Ask someone to think of a farm and they tend to conjure up an idyllic rustic scene full of hay bales, pitchforks and roaring log fires. The reality is somewhat different however. Farmers are increasingly reliant on modern technology for their day-to-day operations and this includes having access to a fast and reliable broadband connection.
The need for connectivity
The issue of funding is one example of the modern farmer’s need for connectivity. Many farmers are reliant on government and European Union grants to survive. In the past, this funding could be applied for by paper, but like so much of modern life it is now becoming digital and without access to the web, farm owners may miss out.
Another example is e-commerce. There is a growing market for farm-grown foods in the UK, with people keen to buy produce directly from a farm shop due to health and environmental concerns. This can provide a valuable source of income for farmers and so long as they have a reliable internet connection, an online store can be established, meaning they can sell their goods to people all over their local area and possibly even further afield.
There are also the day-to-day basics to consider. Having access to the web has become vital for a lot of people’s daily lives and farmers are no different. Whether it’s allowing their children to keep up with homework, buying goods online or watching TV, farmers benefit just as much from the internet as people in urban areas.
The current situation
While farmers have a clear need for connectivity, many are currently struggling with extremely slow and unreliable broadband services. The quality of internet access is poor across most UK rural communities in general, but the problem tends to be most severe on farms due to their remote locations.
In January 2014, the Department for Environment Food and Rural Affairs (DEFRA) warned the lack of connectivity on farms means many individuals will be unable to apply for their funding in the near future. This has also been highlighted by the Tenants Farmers Association and is clearly an important subject for the industry.
Research from the Department for Environment, Food and Rural Affairs in April 2013 revealed 60 per cent of UK farms are relying on connection speeds of less than two Mbps, which is considered the absolute minimum requirement for modern broadband. Meanwhile, some six per cent of farmers were found to still be using outdated dial-up internet services.

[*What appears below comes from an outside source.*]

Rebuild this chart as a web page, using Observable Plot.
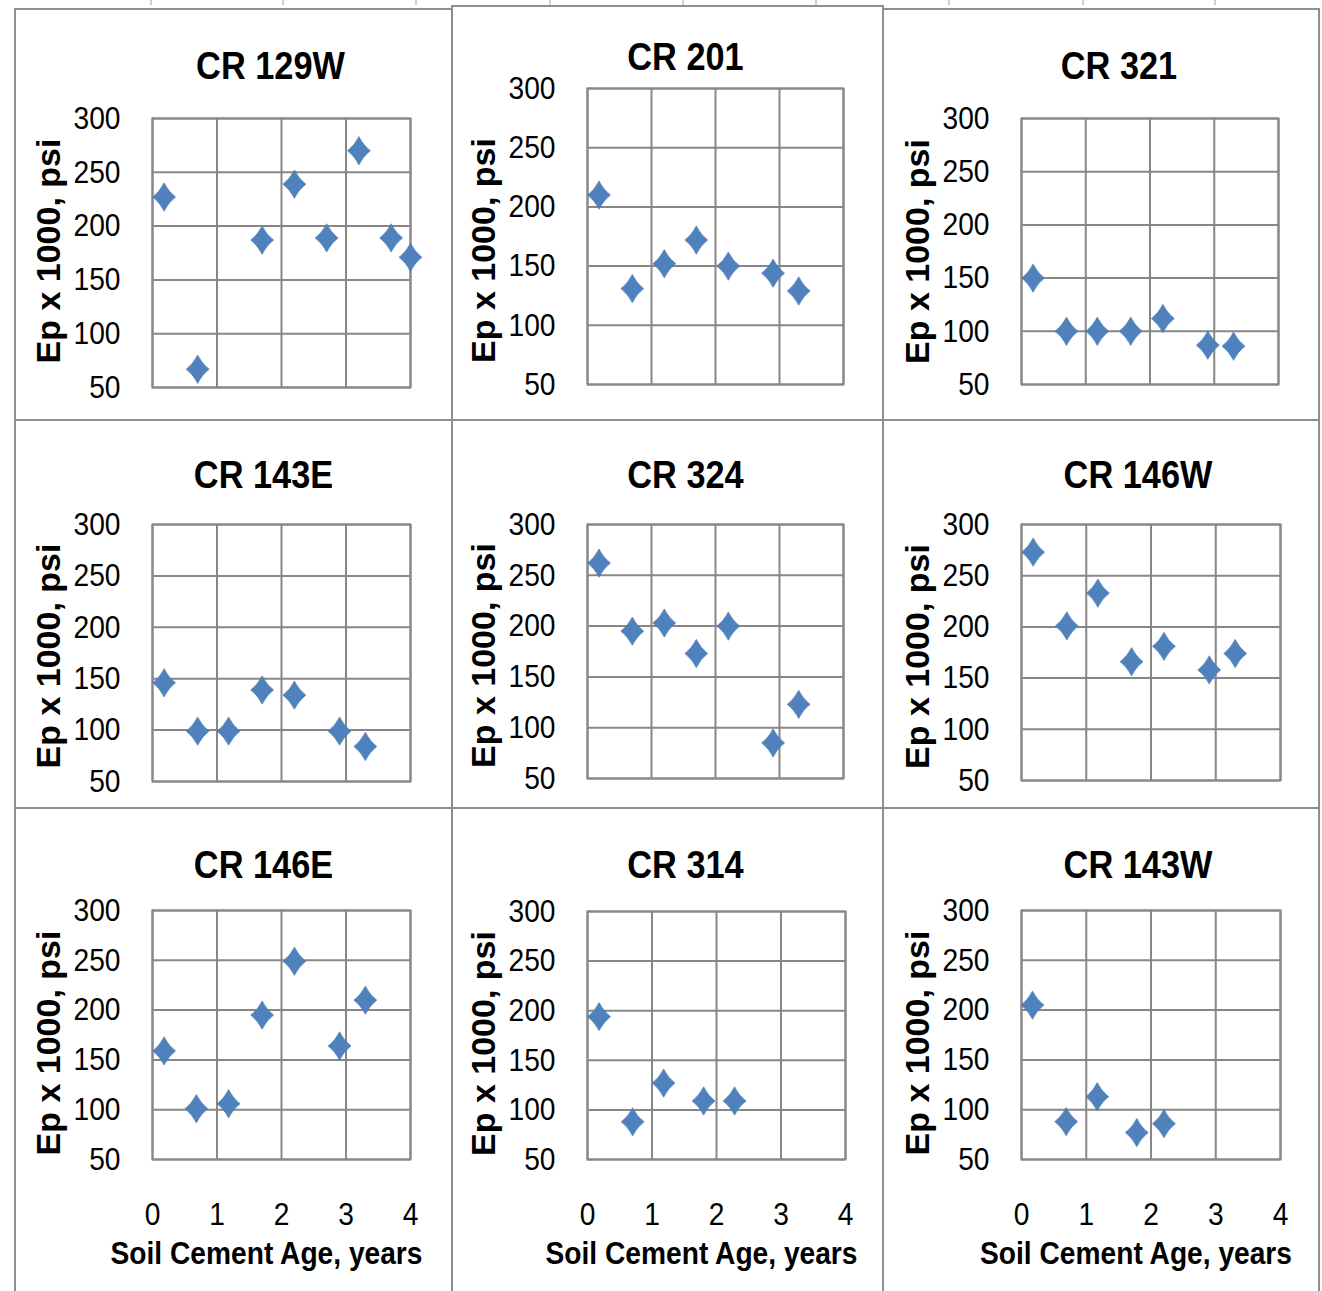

But what can farmers do to improve their connectivity? The government is currently working to bring super-fast broadband to 90 per cent of the UK and some farms will benefit from this. However, many will miss out as the final ten per cent will largely be comprised of the rural areas in which farms are situated. Farmers in these places may benefit from looking into alternative technologies, such as satellite broadband internet. Indeed, the potential of satellite has been recognised by the government, which has cited it as one of the best ways to improve internet access in the country’s hardest-to-reach areas.
Whatever way farmers manage to improve their connectivity, it is vital they do so, as just like with any other modern business, the web has become a vital component on the path to growth and success.